What is needed: Exclude images, then output the remaining data verbatim.

Information supplied:
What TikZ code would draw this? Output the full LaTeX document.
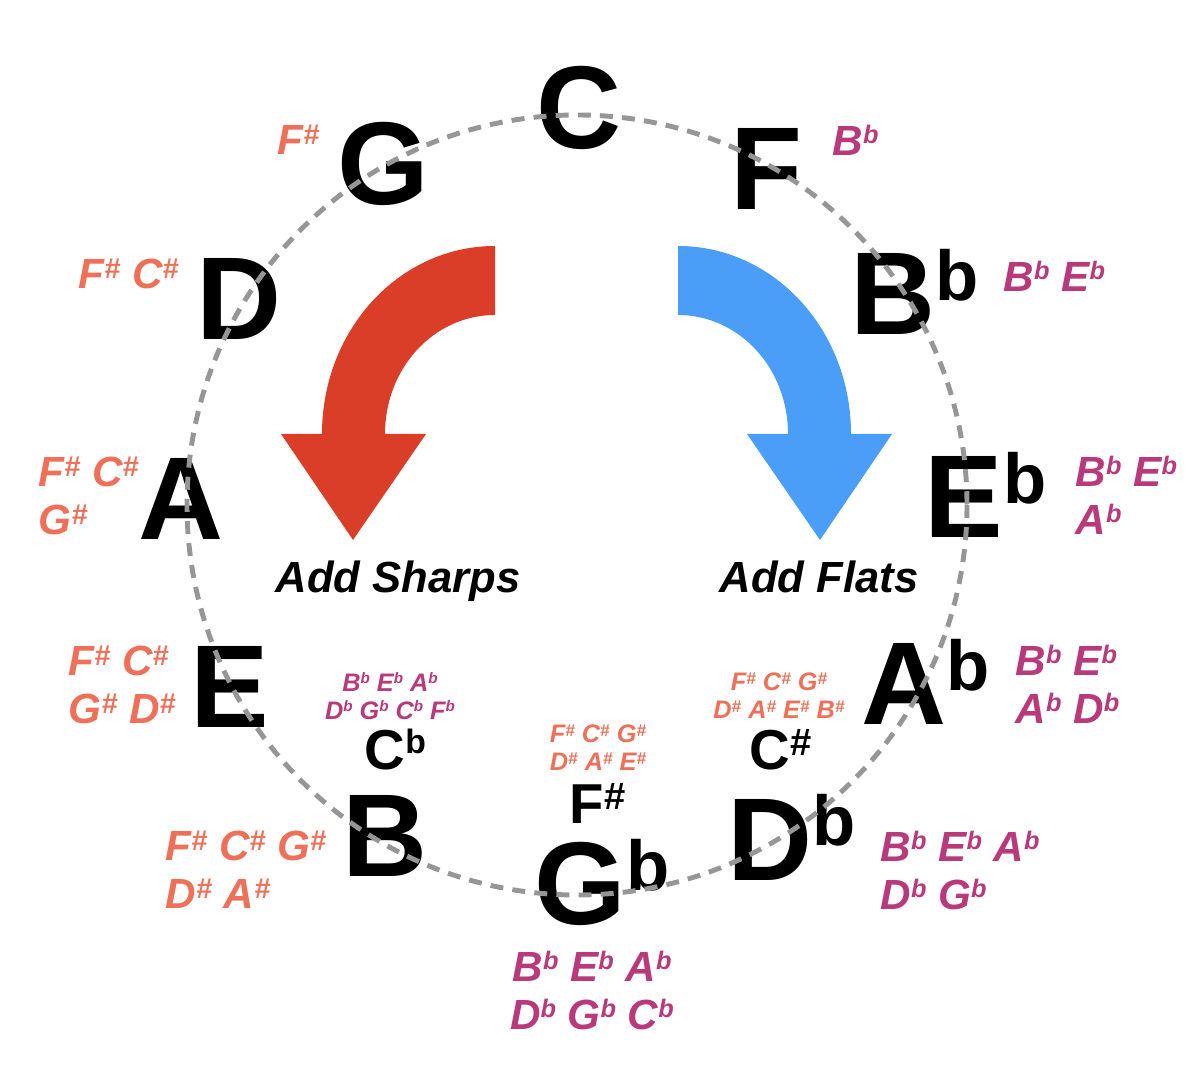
\documentclass[tikz,border=0pt]{standalone}
\usepackage{graphicx}
\usepackage{fontspec}
\setmainfont{Liberation Sans}
\definecolor{sharpcol}{HTML}{EE7058}
\definecolor{flatcol}{HTML}{B93A7A}
\definecolor{sharparrowcol}{HTML}{DA3D28}
\definecolor{flatarrowcol}{HTML}{4A9EF8}
\definecolor{ringgray}{HTML}{969696}
\newcommand{\supr}[1]{\raisebox{0.29em}{\scalebox{0.6}{#1}}}
\newcommand{\flatkey}[1]{#1\supr{b}}
\newcommand{\sharpkey}[1]{#1\raisebox{0.25em}{\scalebox{0.68}{\#}}}
\tikzset{
  key/.style={font=\fontsize{33.5}{40}\selectfont\bfseries,inner sep=0pt,anchor=base west},
  keysmall/.style={font=\fontsize{16}{19}\selectfont\bfseries,inner sep=0pt,anchor=base west},
  sharps/.style={font=\fontsize{12}{13.7}\selectfont\bfseries\itshape,text=sharpcol,
    inner sep=0pt,align=left,anchor=north west},
  flats/.style={font=\fontsize{12}{13.7}\selectfont\bfseries\itshape,text=flatcol,
    inner sep=0pt,align=left,anchor=north west},
  sharpsin/.style={font=\fontsize{7.2}{8}\selectfont\bfseries\itshape,text=sharpcol,
    inner sep=0pt,align=center,anchor=north},
  flatsin/.style={font=\fontsize{7.2}{8}\selectfont\bfseries\itshape,text=flatcol,
    inner sep=0pt,align=center,anchor=north},
  caption/.style={font=\fontsize{12.4}{14}\selectfont\bfseries\itshape,inner sep=0pt,anchor=base},
  ring/.style={draw=ringgray,line width=1.4pt,dash pattern=on 3.7pt off 2.6pt},
  sharparrow/.style={fill=sharparrowcol},
  flatarrow/.style={fill=flatarrowcol},
}

\begin{document}
\begin{tikzpicture}[x=0.01cm,y=-0.01cm]
  \useasboundingbox (0,0) rectangle (1200,1080);
  % the two bent arrows
  \fill[sharparrow] (495,246) .. controls (399,246) and (322,330) .. (322,434)
    -- (281,434) -- (353,540) -- (426,434) -- (385,434)
    .. controls (385,368) and (434,315) .. (495,315) -- cycle;
  \fill[flatarrow] (678,246) .. controls (774,246) and (851,330) .. (851,434)
    -- (892,434) -- (820,540) -- (747,434) -- (788,434)
    .. controls (788,368) and (739,315) .. (678,315) -- cycle;
  \node[caption] (sharpcap) at (398,593) {Add Sharps};
  \node[caption] (flatcap) at (819,593) {Add Flats};
  % the twelve keys, clockwise from the top
  \node[key] (C) at (536,149) {C};
  \node[key] (F) at (730,210) {F};
  \node[key] (Bb) at (850,335) {\flatkey{B}};
  \node[key] (Eb) at (924,538) {\flatkey{E}};
  \node[key] (Ab) at (861,725) {\flatkey{A}};
  \node[key] (Db) at (727,880) {\flatkey{D}};
  \node[key] (Gb) at (534,925) {\flatkey{G}};
  \node[key] (B) at (342,877) {B};
  \node[key] (E) at (190,728) {E};
  \node[key] (A) at (138,540) {A};
  \node[key] (D) at (196,340) {D};
  \node[key] (G) at (337,205) {G};
  % enharmonic spellings
  \node[keysmall] (Cb) at (364,770) {\flatkey{C}};
  \node[keysmall] (Cs) at (749,770) {\sharpkey{C}};
  \node[keysmall] (Fs) at (569,824) {\sharpkey{F}};
  % key signatures, sharp side
  \node[sharps] (sigG) at (277,124) {\sharpkey{F}};
  \node[sharps] (sigD) at (78,258) {\sharpkey{F} \sharpkey{C}};
  \node[sharps] (sigA) at (38,456) {\sharpkey{F} \sharpkey{C}\\\sharpkey{G}};
  \node[sharps] (sigE) at (68,645) {\sharpkey{F} \sharpkey{C}\\\sharpkey{G} \sharpkey{D}};
  \node[sharps] (sigB) at (165,830) {\sharpkey{F} \sharpkey{C} \sharpkey{G}\\\sharpkey{D} \sharpkey{A}};
  \node[sharpsin] (sigFs) at (598,724) {\sharpkey{F} \sharpkey{C} \sharpkey{G}\\\sharpkey{D} \sharpkey{A} \sharpkey{E}};
  \node[sharpsin] (sigCs) at (779,672) {\sharpkey{F} \sharpkey{C} \sharpkey{G}\\\sharpkey{D} \sharpkey{A} \sharpkey{E} \sharpkey{B}};
  % key signatures, flat side
  \node[flats] (sigF) at (832,124) {\flatkey{B}};
  \node[flats] (sigBb) at (1003,260) {\flatkey{B} \flatkey{E}};
  \node[flats] (sigEb) at (1075,455) {\flatkey{B} \flatkey{E}\\\flatkey{A}};
  \node[flats] (sigAb) at (1015,644) {\flatkey{B} \flatkey{E}\\\flatkey{A} \flatkey{D}};
  \node[flats] (sigDb) at (880,830) {\flatkey{B} \flatkey{E} \flatkey{A}\\\flatkey{D} \flatkey{G}};
  \node[flats,align=center,anchor=north] (sigGb) at (592,950) {\flatkey{B} \flatkey{E} \flatkey{A}\\\flatkey{D} \flatkey{G} \flatkey{C}};
  \node[flatsin] (sigCb) at (390,672) {\flatkey{B} \flatkey{E} \flatkey{A}\\\flatkey{D} \flatkey{G} \flatkey{C} \flatkey{F}};
  % dashed ring over the letters
  \draw[ring] (577,505) circle[radius=390];
\end{tikzpicture}
\end{document}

Task output:
What TikZ code would draw this? Output the full LaTeX document.
\documentclass[tikz,border=0pt]{standalone}
\usepackage{graphicx}
\usepackage{fontspec}
\setmainfont{Liberation Sans}
\definecolor{sharpcol}{HTML}{EE7058}
\definecolor{flatcol}{HTML}{B93A7A}
\definecolor{sharparrowcol}{HTML}{DA3D28}
\definecolor{flatarrowcol}{HTML}{4A9EF8}
\definecolor{ringgray}{HTML}{969696}
\newcommand{\supr}[1]{\raisebox{0.29em}{\scalebox{0.6}{#1}}}
\newcommand{\flatkey}[1]{#1\supr{b}}
\newcommand{\sharpkey}[1]{#1\raisebox{0.25em}{\scalebox{0.68}{\#}}}
\tikzset{
  key/.style={font=\fontsize{33.5}{40}\selectfont\bfseries,inner sep=0pt,anchor=base west},
  keysmall/.style={font=\fontsize{16}{19}\selectfont\bfseries,inner sep=0pt,anchor=base west},
  sharps/.style={font=\fontsize{12}{13.7}\selectfont\bfseries\itshape,text=sharpcol,
    inner sep=0pt,align=left,anchor=north west},
  flats/.style={font=\fontsize{12}{13.7}\selectfont\bfseries\itshape,text=flatcol,
    inner sep=0pt,align=left,anchor=north west},
  sharpsin/.style={font=\fontsize{7.2}{8}\selectfont\bfseries\itshape,text=sharpcol,
    inner sep=0pt,align=center,anchor=north},
  flatsin/.style={font=\fontsize{7.2}{8}\selectfont\bfseries\itshape,text=flatcol,
    inner sep=0pt,align=center,anchor=north},
  caption/.style={font=\fontsize{12.4}{14}\selectfont\bfseries\itshape,inner sep=0pt,anchor=base},
  ring/.style={draw=ringgray,line width=1.4pt,dash pattern=on 3.7pt off 2.6pt},
  sharparrow/.style={fill=sharparrowcol},
  flatarrow/.style={fill=flatarrowcol},
}

\begin{document}
\begin{tikzpicture}[x=0.01cm,y=-0.01cm]
  \useasboundingbox (0,0) rectangle (1200,1080);
  % the two bent arrows
  \fill[sharparrow] (495,246) .. controls (399,246) and (322,330) .. (322,434)
    -- (281,434) -- (353,540) -- (426,434) -- (385,434)
    .. controls (385,368) and (434,315) .. (495,315) -- cycle;
  \fill[flatarrow] (678,246) .. controls (774,246) and (851,330) .. (851,434)
    -- (892,434) -- (820,540) -- (747,434) -- (788,434)
    .. controls (788,368) and (739,315) .. (678,315) -- cycle;
  \node[caption] (sharpcap) at (398,593) {Add Sharps};
  \node[caption] (flatcap) at (819,593) {Add Flats};
  % the twelve keys, clockwise from the top
  \node[key] (C) at (536,149) {C};
  \node[key] (F) at (730,210) {F};
  \node[key] (Bb) at (850,335) {\flatkey{B}};
  \node[key] (Eb) at (924,538) {\flatkey{E}};
  \node[key] (Ab) at (861,725) {\flatkey{A}};
  \node[key] (Db) at (727,880) {\flatkey{D}};
  \node[key] (Gb) at (534,925) {\flatkey{G}};
  \node[key] (B) at (342,877) {B};
  \node[key] (E) at (190,728) {E};
  \node[key] (A) at (138,540) {A};
  \node[key] (D) at (196,340) {D};
  \node[key] (G) at (337,205) {G};
  % enharmonic spellings
  \node[keysmall] (Cb) at (364,770) {\flatkey{C}};
  \node[keysmall] (Cs) at (749,770) {\sharpkey{C}};
  \node[keysmall] (Fs) at (569,824) {\sharpkey{F}};
  % key signatures, sharp side
  \node[sharps] (sigG) at (277,124) {\sharpkey{F}};
  \node[sharps] (sigD) at (78,258) {\sharpkey{F} \sharpkey{C}};
  \node[sharps] (sigA) at (38,456) {\sharpkey{F} \sharpkey{C}\\\sharpkey{G}};
  \node[sharps] (sigE) at (68,645) {\sharpkey{F} \sharpkey{C}\\\sharpkey{G} \sharpkey{D}};
  \node[sharps] (sigB) at (165,830) {\sharpkey{F} \sharpkey{C} \sharpkey{G}\\\sharpkey{D} \sharpkey{A}};
  \node[sharpsin] (sigFs) at (598,724) {\sharpkey{F} \sharpkey{C} \sharpkey{G}\\\sharpkey{D} \sharpkey{A} \sharpkey{E}};
  \node[sharpsin] (sigCs) at (779,672) {\sharpkey{F} \sharpkey{C} \sharpkey{G}\\\sharpkey{D} \sharpkey{A} \sharpkey{E} \sharpkey{B}};
  % key signatures, flat side
  \node[flats] (sigF) at (832,124) {\flatkey{B}};
  \node[flats] (sigBb) at (1003,260) {\flatkey{B} \flatkey{E}};
  \node[flats] (sigEb) at (1075,455) {\flatkey{B} \flatkey{E}\\\flatkey{A}};
  \node[flats] (sigAb) at (1015,644) {\flatkey{B} \flatkey{E}\\\flatkey{A} \flatkey{D}};
  \node[flats] (sigDb) at (880,830) {\flatkey{B} \flatkey{E} \flatkey{A}\\\flatkey{D} \flatkey{G}};
  \node[flats,align=center,anchor=north] (sigGb) at (592,950) {\flatkey{B} \flatkey{E} \flatkey{A}\\\flatkey{D} \flatkey{G} \flatkey{C}};
  \node[flatsin] (sigCb) at (390,672) {\flatkey{B} \flatkey{E} \flatkey{A}\\\flatkey{D} \flatkey{G} \flatkey{C} \flatkey{F}};
  % dashed ring over the letters
  \draw[ring] (577,505) circle[radius=390];
\end{tikzpicture}
\end{document}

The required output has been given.